In a 7-2 decision, the U.S. Supreme Court held that a party can be precluded from litigating an issue that was previously decided by the United States Patent and Trademark Office ("USPTO"). B&B Hardware, Inc. v. Hargis Indus., Inc., (March 24, 2015). Here, B&B registered the mark SEALTIGHT for metal fasteners with the USPTO. A few years later, Hargis filed an application to register the mark SEALTITE for metal fasteners with the USPTO. B&B filed an opposition to Hargis' application in the USPTO. B&B also sued Hargis for trademark infringement in district court. Before the district court litigation reached trial, the opposition proceeding before the Trademark Trial and Appeal Board ("TTAB") of the USPTO concluded. The TTAB refused to register Hargis' mark because it was confusingly similar to B&B's registered mark. Hargis did not appeal the TTAB's decision so it became final. Because the district court litigation was still ongoing, B&B argued to the district court that Hargis was precluded from contesting likelihood of confusion because of the TTAB decision. The district court disagreed because the TTAB is not a district court. The district court case proceeded to trial where a jury found that there was no trademark infringement because there was no likelihood of confusion between the two marks. B&B appealed to the Eighth Circuit Court of Appeals, which affirmed the district court decision of non-infringement. B&B then appealed to the U.S. Supreme Court, which reversed the Eight Circuit, and found that the TTAB decision could preclude Hargis from arguing no likelihood of confusion in a district court litigation and remanded the case to determine if issue preclusion should apply.

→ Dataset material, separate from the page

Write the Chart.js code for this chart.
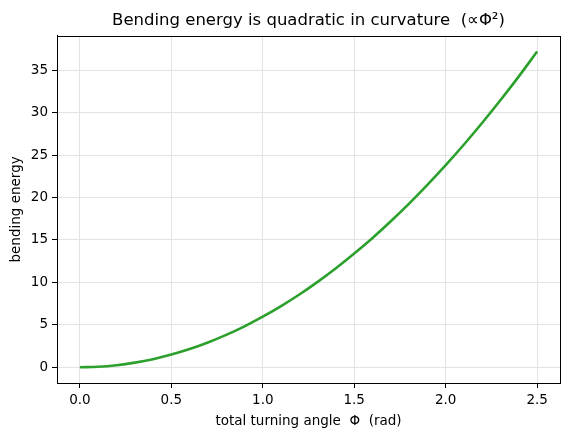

The U.S. Supreme Court's decision turned on three issues. First, the U.S. Supreme Court considered whether an administrative agency decision, such as a TTAB decision, can ever be ground for issue preclusion. The purpose of issue preclusion is to prevent a losing party from re-litigating the same issue over and over again until it wins. There is no right of a losing party for a rematch. Barring suits for issue preclusion protects against multiple lawsuits, inconsistent verdicts, wasting of judicial resources, and wasting money. With this in mind, the U.S. Supreme Court found no reason why that rationale should be limited to two district court litigations. It should also apply to rulings from administrative agencies. Not letting issue prelusion attach to administrative agencies decisions would allow parties multiple opportunities to re-litigate the same issue over and over circumventing the intent of issue preclusion.

Second, the U.S. Supreme Court considered if there was any reason why Congress would not have wanted issue preclusion to attach to decisions of the TTAB. The U.S. Supreme Court reviewed previous case law and the statutes and could not find any indication that Congress did not want issue preclusion to attach to decisions of the TTAB.

Third, the U.S. Supreme Court determined if there is a categorical reason why TTAB decisions regarding registration can never meet the ordinary elements of issue preclusion. The U.S. Supreme Court noted that it did not matter that registration by the USPTO and trademark infringement are governed by different statutes. Nor does the standard that each tribunal use have to be identical. That is, it is not an issue if there are minor variations in the standard used by the TTAB for registration and the district court for infringement. The U.S. Supreme Court believed that the two standards are legally equivalent, which is all the matters. Indeed, the U.S. Supreme Court noted that district courts, using its standard, has the ability to cancel trademark registrations during infringement litigation and adjudicate infringement in suits seeking judicial review of registrations.

The U.S. Supreme Court also considered the effect of procedural differences between a TTAB trial and a district court trial. For example, there are no live witnesses at a TTAB trial. The U.S. Supreme Court determined that procedural differences, by themselves, are not determinative. The only issue is whether the procedures used by the first tribunal were fundamentally poor, cursory, or unfair. The TTAB procedures were not, so issue preclusion should apply.

The U.S. Supreme Court, however, did not hold that issue preclusion should always apply to TTAB decisions. "If the mark owner uses its mark in ways that are materially the same as the usage included in its registration application, then the TTAB is deciding the same likelihood-of-confusion issue as a district court litigation." If the TTAB does not consider that actual use of the mark, then issue preclusion should not apply.

Two justices dissented from the opinion. The dissent believed that a decision by the TTAB (or any other administrative agency), cannot preclude a party from litigating an issue in a district court. The dissent did not believe that there is any support in any legislation or previous case law to support extending issue preclusion to administrative agency decisions. Furthermore, the dissent is concerned about separation of powers because administrative agencies are part of the executive branch of government, not the judicial branch. Allowing issue preclusion from a TTAB decision deprives a party the right to seek remedy for a wrong from a district court.

This case has been pending before the USPTO and district courts for nearly 20 years. There are likely few cases that have a similar fact pattern. The U.S. Supreme Court's holding, however, is likely to have broad ramifications. If administrative agency decisions can be grounds for issue preclusion, parties need to carefully consider bringing such actions before an administrative agency and whether to appeal an adverse decision because those decisions can have preclusive effect on later litigation.